▶ AIM
Only the lines from the start of the data below through the line that contains "const tnfBErr = [0, 1.1, 0, 0, 0];" are to be copied, exactly and without pictures.

▶ DATA SEGMENT
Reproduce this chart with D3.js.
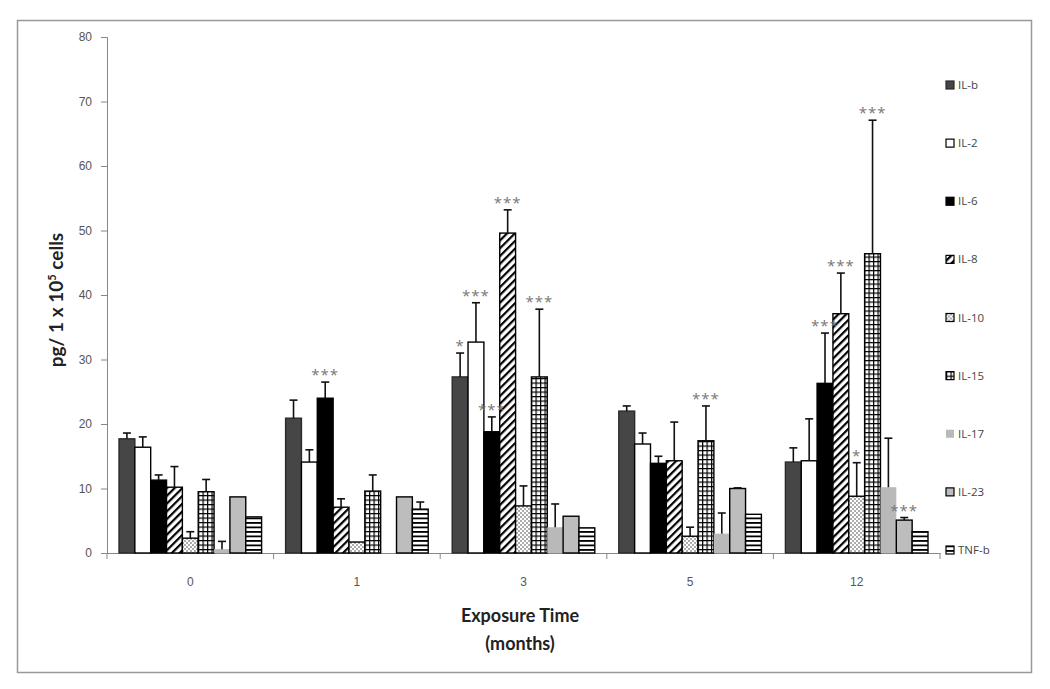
<!DOCTYPE html>
<html>
<head>
<meta charset="utf-8">
<script src="https://cdn.jsdelivr.net/npm/d3@7"></script>
<style>
  body { margin: 0; background: #fff; }
  svg { font-family: "Open Sans", "Liberation Sans", sans-serif; }
</style>
</head>
<body>
<div id="chart"></div>
<script>
// exposure time groups (months)
const groups = ["0", "1", "3", "5", "12"];
const series = ["IL-b", "IL-2", "IL-6", "IL-8", "IL-10", "IL-15", "IL-17", "IL-23", "TNF-b"];
const yTicks = [0, 10, 20, 30, 40, 50, 60, 70, 80];

// mean values, one array per cytokine, in group order
const ilB   = [17.7, 20.9, 27.3, 22.0, 14.1];
const il2   = [16.4, 14.1, 32.7, 16.9, 14.3];
const il6   = [11.3, 24.0, 18.8, 13.9, 26.3];
const il8   = [10.2, 7.1, 49.6, 14.3, 37.1];
const il10  = [2.3, 1.7, 7.3, 2.6, 8.8];
const il15  = [9.5, 9.6, 27.3, 17.4, 46.4];
const il17  = [0.6, 0, 4.0, 3.0, 10.2];
const il23  = [8.7, 8.7, 5.7, 10.0, 5.1];
const tnfB  = [5.6, 6.8, 3.9, 6.0, 3.3];

// error (upper whisker length)
const ilBErr  = [0.9, 2.8, 3.7, 0.8, 2.2];
const il2Err  = [1.6, 1.9, 6.1, 1.7, 6.5];
const il6Err  = [0.8, 2.5, 2.3, 1.1, 7.8];
const il8Err  = [3.2, 1.3, 3.6, 6.0, 6.3];
const il10Err = [1.0, 0, 3.1, 1.4, 5.2];
const il15Err = [1.9, 2.5, 10.5, 5.4, 20.7];
const il17Err = [1.2, 0, 3.6, 3.2, 7.6];
const il23Err = [0, 0, 0, 0.1, 0.4];
const tnfBErr = [0, 1.1, 0, 0, 0];

// significance marks
const ilBSig  = ["", "", "*", "", ""];
const il2Sig  = ["", "", "***", "", ""];
const il6Sig  = ["", "***", "***", "", "***"];
const il8Sig  = ["", "", "***", "", "***"];
const il10Sig = ["", "", "", "", "*"];
const il15Sig = ["", "", "***", "***", "***"];
const il17Sig = ["", "", "", "", ""];
const il23Sig = ["", "", "", "", "***"];
const tnfBSig = ["", "", "", "", ""];

const values = [ilB, il2, il6, il8, il10, il15, il17, il23, tnfB];
const errors = [ilBErr, il2Err, il6Err, il8Err, il10Err, il15Err, il17Err, il23Err, tnfBErr];
const sigs = [ilBSig, il2Sig, il6Sig, il8Sig, il10Sig, il15Sig, il17Sig, il23Sig, tnfBSig];

const fills = ["#464646", "#ffffff", "#000000", "url(#diag)", "url(#dots)", "url(#grid)", "#b9b9b9", "#bdbdbd", "url(#hlines)"];
const strokes = ["#2a2a2a", "#000", "#000", "#000", "#000", "#000", "none", "#000", "#000"];

const width = 1050, height = 689;
const svg = d3.select("#chart").append("svg")
    .attr("width", width)
    .attr("height", height);

// patterns
const defs = svg.append("defs");
const diag = defs.append("pattern").attr("id", "diag")
    .attr("patternUnits", "userSpaceOnUse")
    .attr("width", 5.5).attr("height", 5.5)
    .attr("patternTransform", "rotate(45)");
diag.append("rect").attr("width", 5.5).attr("height", 5.5).attr("fill", "#fff");
diag.append("rect").attr("width", 2.2).attr("height", 5.5).attr("fill", "#000");

const dots = defs.append("pattern").attr("id", "dots")
    .attr("patternUnits", "userSpaceOnUse")
    .attr("width", 4).attr("height", 4);
dots.append("rect").attr("width", 4).attr("height", 4).attr("fill", "#fff");
dots.append("circle").attr("cx", 1).attr("cy", 1).attr("r", 0.75).attr("fill", "#333");
dots.append("circle").attr("cx", 3).attr("cy", 3).attr("r", 0.75).attr("fill", "#333");

const grid = defs.append("pattern").attr("id", "grid")
    .attr("patternUnits", "userSpaceOnUse")
    .attr("width", 4.5).attr("height", 4.5);
grid.append("rect").attr("width", 4.5).attr("height", 4.5).attr("fill", "#fff");
grid.append("rect").attr("width", 4.5).attr("height", 1.2).attr("fill", "#000");
grid.append("rect").attr("width", 1.2).attr("height", 4.5).attr("fill", "#000");

const hl = defs.append("pattern").attr("id", "hlines")
    .attr("patternUnits", "userSpaceOnUse")
    .attr("width", 4.5).attr("height", 4.5);
hl.append("rect").attr("width", 4.5).attr("height", 4.5).attr("fill", "#fff");
hl.append("rect").attr("width", 4.5).attr("height", 1.8).attr("fill", "#000");

// frame
svg.append("rect")
    .attr("x", 17.5).attr("y", 20.5)
    .attr("width", 1014).attr("height", 652)
    .attr("fill", "none")
    .attr("stroke", "#999")
    .attr("stroke-width", 1.5);

const x0 = d3.scaleBand().domain(groups).range([107, 940]);
const x1 = d3.scaleBand().domain(series).range([12, x0.bandwidth() - 12]);
const y = d3.scaleLinear().domain([0, 80]).range([553, 37]);

// y axis
const yAxis = svg.append("g")
    .attr("transform", "translate(107,0)")
    .call(d3.axisLeft(y).tickValues(yTicks).tickSize(6).tickPadding(9));
yAxis.selectAll("path, line").attr("stroke", "#888");
yAxis.selectAll("text").attr("font-size", 12).attr("fill", "#555");

// x axis
const xAxis = svg.append("g")
    .attr("transform", "translate(0,553)")
    .call(d3.axisBottom(x0).tickSize(0).tickPadding(24));
xAxis.select("path").attr("stroke", "#888");
xAxis.selectAll("text").attr("font-size", 12).attr("fill", "#555");
xAxis.selectAll(".sep")
    .data(groups.concat(["end"]))
    .join("line")
    .attr("class", "sep")
    .attr("x1", (d, i) => x0.range()[0] + i * x0.step())
    .attr("x2", (d, i) => x0.range()[0] + i * x0.step())
    .attr("y1", 0).attr("y2", 6)
    .attr("stroke", "#888");

// bars
const rows = [];
groups.forEach((g, gi) => {
    series.forEach((s, si) => {
        rows.push({g, s, si, v: values[si][gi], e: errors[si][gi], sig: sigs[si][gi]});
    });
});

const bars = svg.append("g");
bars.selectAll("rect")
    .data(rows.filter(d => d.v > 0))
    .join("rect")
    .attr("x", d => x0(d.g) + x1(d.s))
    .attr("y", d => y(d.v))
    .attr("width", x1.bandwidth())
    .attr("height", d => y(0) - y(d.v))
    .attr("fill", d => fills[d.si])
    .attr("stroke", d => strokes[d.si])
    .attr("stroke-width", 1.4);

// error bars
const errG = svg.append("g").attr("stroke", "#111").attr("stroke-width", 1.6);
rows.filter(d => d.e > 0).forEach(d => {
    const cx = x0(d.g) + x1(d.s) + x1.bandwidth() / 2;
    errG.append("line")
        .attr("x1", cx).attr("x2", cx)
        .attr("y1", y(d.v)).attr("y2", y(d.v + d.e));
    errG.append("line")
        .attr("x1", cx - 4).attr("x2", cx + 4)
        .attr("y1", y(d.v + d.e)).attr("y2", y(d.v + d.e));
});

// significance asterisks
svg.append("g").selectAll("text")
    .data(rows.filter(d => d.sig))
    .join("text")
    .attr("x", d => x0(d.g) + x1(d.s) + x1.bandwidth() / 2)
    .attr("y", d => y(d.v + d.e) - 2)
    .attr("text-anchor", "middle")
    .attr("font-size", 15)
    .attr("fill", "#777")
    .attr("letter-spacing", 1)
    .text(d => d.sig);

// legend
const legend = svg.append("g");
const ly = d3.scalePoint().domain(series).range([85, 550]);
series.forEach((s, i) => {
    const g = legend.append("g").attr("transform", `translate(946,${ly(s)})`);
    g.append("rect")
        .attr("x", 0).attr("y", -4)
        .attr("width", 8).attr("height", 8)
        .attr("fill", fills[i])
        .attr("stroke", strokes[i])
        .attr("stroke-width", 1.2);
    g.append("text")
        .attr("x", 12).attr("y", 4)
        .attr("font-size", 11.5)
        .attr("fill", "#444")
        .text(s);
});

// axis titles
svg.append("text")
    .attr("x", 520).attr("y", 622)
    .attr("text-anchor", "middle")
    .attr("font-family", "Lato, 'Open Sans', sans-serif")
    .attr("font-weight", "bold")
    .attr("font-size", 18)
    .attr("fill", "#222")
    .text("Exposure Time");
svg.append("text")
    .attr("x", 520).attr("y", 650)
    .attr("text-anchor", "middle")
    .attr("font-family", "Lato, 'Open Sans', sans-serif")
    .attr("font-weight", "bold")
    .attr("font-size", 18)
    .attr("fill", "#222")
    .text("(months)");

const yt = svg.append("text")
    .attr("transform", "translate(63,300) rotate(-90)")
    .attr("text-anchor", "middle")
    .attr("font-family", "Lato, 'Open Sans', sans-serif")
    .attr("font-weight", "bold")
    .attr("font-size", 19)
    .attr("fill", "#222");
yt.append("tspan").text("pg/ 1 x 10");
yt.append("tspan").attr("font-size", 11).attr("dy", -7).text("5");
yt.append("tspan").attr("dy", 7).text(" cells");
</script>
</body>
</html>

▶ TASK RESPONSE
Reproduce this chart with D3.js.
<!DOCTYPE html>
<html>
<head>
<meta charset="utf-8">
<script src="https://cdn.jsdelivr.net/npm/d3@7"></script>
<style>
  body { margin: 0; background: #fff; }
  svg { font-family: "Open Sans", "Liberation Sans", sans-serif; }
</style>
</head>
<body>
<div id="chart"></div>
<script>
// exposure time groups (months)
const groups = ["0", "1", "3", "5", "12"];
const series = ["IL-b", "IL-2", "IL-6", "IL-8", "IL-10", "IL-15", "IL-17", "IL-23", "TNF-b"];
const yTicks = [0, 10, 20, 30, 40, 50, 60, 70, 80];

// mean values, one array per cytokine, in group order
const ilB   = [17.7, 20.9, 27.3, 22.0, 14.1];
const il2   = [16.4, 14.1, 32.7, 16.9, 14.3];
const il6   = [11.3, 24.0, 18.8, 13.9, 26.3];
const il8   = [10.2, 7.1, 49.6, 14.3, 37.1];
const il10  = [2.3, 1.7, 7.3, 2.6, 8.8];
const il15  = [9.5, 9.6, 27.3, 17.4, 46.4];
const il17  = [0.6, 0, 4.0, 3.0, 10.2];
const il23  = [8.7, 8.7, 5.7, 10.0, 5.1];
const tnfB  = [5.6, 6.8, 3.9, 6.0, 3.3];

// error (upper whisker length)
const ilBErr  = [0.9, 2.8, 3.7, 0.8, 2.2];
const il2Err  = [1.6, 1.9, 6.1, 1.7, 6.5];
const il6Err  = [0.8, 2.5, 2.3, 1.1, 7.8];
const il8Err  = [3.2, 1.3, 3.6, 6.0, 6.3];
const il10Err = [1.0, 0, 3.1, 1.4, 5.2];
const il15Err = [1.9, 2.5, 10.5, 5.4, 20.7];
const il17Err = [1.2, 0, 3.6, 3.2, 7.6];
const il23Err = [0, 0, 0, 0.1, 0.4];
const tnfBErr = [0, 1.1, 0, 0, 0];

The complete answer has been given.